You might say we are eager to start a family because we want to create that loving environment we were both starved of in our own childhoods; or you might say that we want a child because it will somehow fulfill a need. But the truth is its just what sits right with us, for we are fully aware of the hardwork and dedication required and are more than ready to take on the challenges ahead as a team.
The biggest obstacle to this though is her family, for her mother and father were also married at 16 and 21, but they never grew up after that. This and their attitude towards us in general have put is into a very painful position. I absolutely must move to my university's city so that I can get my eduction if I want to be able to support my girlfriend, and she absolutely must stick through high school no matter what happens either (our rules we decided on at the beginning, not her parent's) which means we'd be stuck without seeing eachother more than a few times a year for the next three years.
Oh, and did I mention that in all my time spent here, including dates and moving in between rooms in the house, we are constantly supervised by either her grandmother, her parents, or her much younger brothers who are rewarded for trying to get her in trouble, whether they are making it up or not. Not a moment goes by that our throats aren't jumped down for being to close or hugging to tightly or kissing in the wrong way. (This gets old fast, but we make sure to remain civil and optimistic as we can).
Hence any time I would have with her those sparse few days each year would be continuosly invaded upon by unwanted disaprovers, while the rest of the time we would be unable to contact through anything other than facebook (which is also heavily monitored).

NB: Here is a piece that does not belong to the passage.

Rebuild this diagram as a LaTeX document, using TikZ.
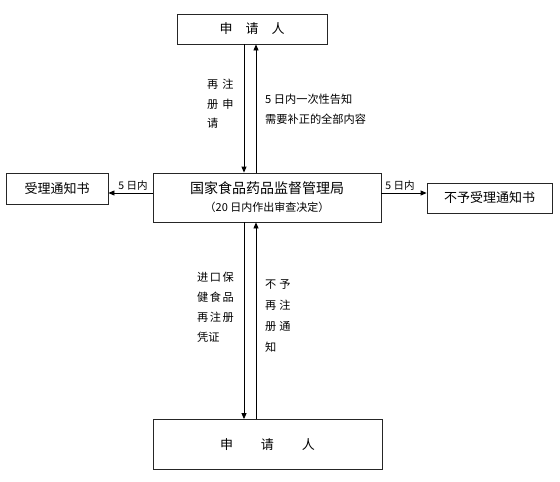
\documentclass[tikz,border=0pt]{standalone}
\usepackage{fontspec}
\setmainfont{Liberation Sans}
\newfontfamily\cjk{Noto Sans CJK SC}
\usetikzlibrary{arrows.meta, positioning}

\begin{document}
\begin{tikzpicture}[
    x=1pt, y=-1pt,
    box/.style={
        draw=black!85, line width=0.8pt, inner sep=0pt,
        align=center, font=\cjk\fontsize{13}{16}\selectfont
    },
    lbl/.style={
        align=left, inner sep=0pt, anchor=north west,
        font=\cjk\fontsize{11.2}{19.5}\selectfont
    },
    tag/.style={inner sep=0pt, font=\cjk\fontsize{10.5}{12}\selectfont},
    arr/.style={-{Triangle[length=6pt,width=5pt]}, line width=0.8pt},
    >=Triangle
]
\useasboundingbox (0,0) rectangle (560,482);

% --- Boxes ---
\node[box, minimum width=150pt, minimum height=30pt] (app) at (252,29)
    {申\hspace{13pt}请\hspace{13pt}人};
\node[box, minimum width=228pt, minimum height=49pt] (sfda) at (267,197.5) {%
    {\fontsize{14}{16}\selectfont 国家食品药品监督管理局}\\[2pt]
    {\fontsize{11}{12}\selectfont （20 日内作出审查决定）}%
};
\node[box, minimum width=102pt, minimum height=31pt] (accept) at (57,188.5)
    {受理通知书};
\node[box, minimum width=125pt, minimum height=30pt] (reject) at (489.5,198)
    {不予受理通知书};
\node[box, minimum width=229pt, minimum height=50pt] (appb) at (267.5,444.5)
    {申\hspace{28pt}请\hspace{28pt}人};

% --- Helper coordinates for the vertical connectors ---
\coordinate (dn) at (244,0);
\coordinate (up) at (256,0);
\coordinate (hy) at (0,193);

% --- Vertical connectors ---
\draw[arr] (app.south -| dn) -- (sfda.north -| dn);
\draw[arr] (sfda.north -| up) -- (app.south -| up);
\draw[arr] (sfda.south -| dn) -- (appb.north -| dn);
\draw[arr] (appb.north -| up) -- (sfda.south -| up);

% --- Horizontal connectors ---
\draw[arr] (sfda.west |- hy) -- (accept.east |- hy);
\draw[arr] (sfda.east |- hy) -- (reject.west |- hy);
\node[tag, anchor=south] (dayl) at (133,191) {5 日内};
\node[tag, anchor=south] (dayr) at (400,191) {5 日内};

% --- Connector labels ---
\node[lbl] (reapply) at (207,79)
    {再\hspace{4pt}注\\册\hspace{4pt}申\\请};
\node[lbl] (notice) at (265,94)
    {5 日内一次性告知\\需要补正的全部内容};
\node[lbl, font=\cjk\fontsize{11.2}{20}\selectfont] (cert) at (197,272)
    {进\hspace{1.5pt}口\hspace{1.5pt}保\\健\hspace{1.5pt}食\hspace{1.5pt}品\\再\hspace{1.5pt}注\hspace{1.5pt}册\\凭证};
\node[lbl, font=\cjk\fontsize{11.2}{21}\selectfont] (refuse) at (265,279)
    {不\hspace{3pt}予\\再\hspace{3pt}注\\册\hspace{3pt}通\\知};

\end{tikzpicture}
\end{document}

We love each other to pieces, and obviously while our relationship would survive that for 3 years, it would be excruciating. Our other option is to basically fight back. In florida here, a minor is emancipated through marriage for which a license may be obtained without parental consent only in the case that the minor is pregnant. We've spent a lot of time talking about how this would affect her relationships and her support system, and we've decided on this being the best course of action. Because of work study and the multitude of grant I'm recieving for my education, obtaining rent and vehicular transport is not an issue. Due to food stamps and the rest of the government help for low income families, food will be provided (and help me break her picky eating habits
). Whether she will want to enroll in a local high school or opt for a special program to avoid the discrimnation she'll recieve for being pregnant is still yet to be seen.
The reason I am posting my story here is because I honestly just need some people to talk about it with. The love of my life is doing for me what I did for her 9 months ago and literally giving up everything in her life, her comforts, her friends, everything, so that we can be together and so I cannot by any means show any kind of doubt or worry that things might not work out as well. We'll survive, and get through school, but the weight of being responsible for the life of my dearly beloved and our soon to be child in such a difficult situation makes sleep hard some nights. And this is why I must not mention my worry to her, because she has more than enough to worry about right now, and she needs me to be the person she looks to that reaffirms her confidence, that crutch that will keep her walking through the times ahead.
Thanks to all of you who actually took the time to read this. I look forward to our conversations. I will gladly provide more details if asked, and appreciate whatever helpful advice you may have.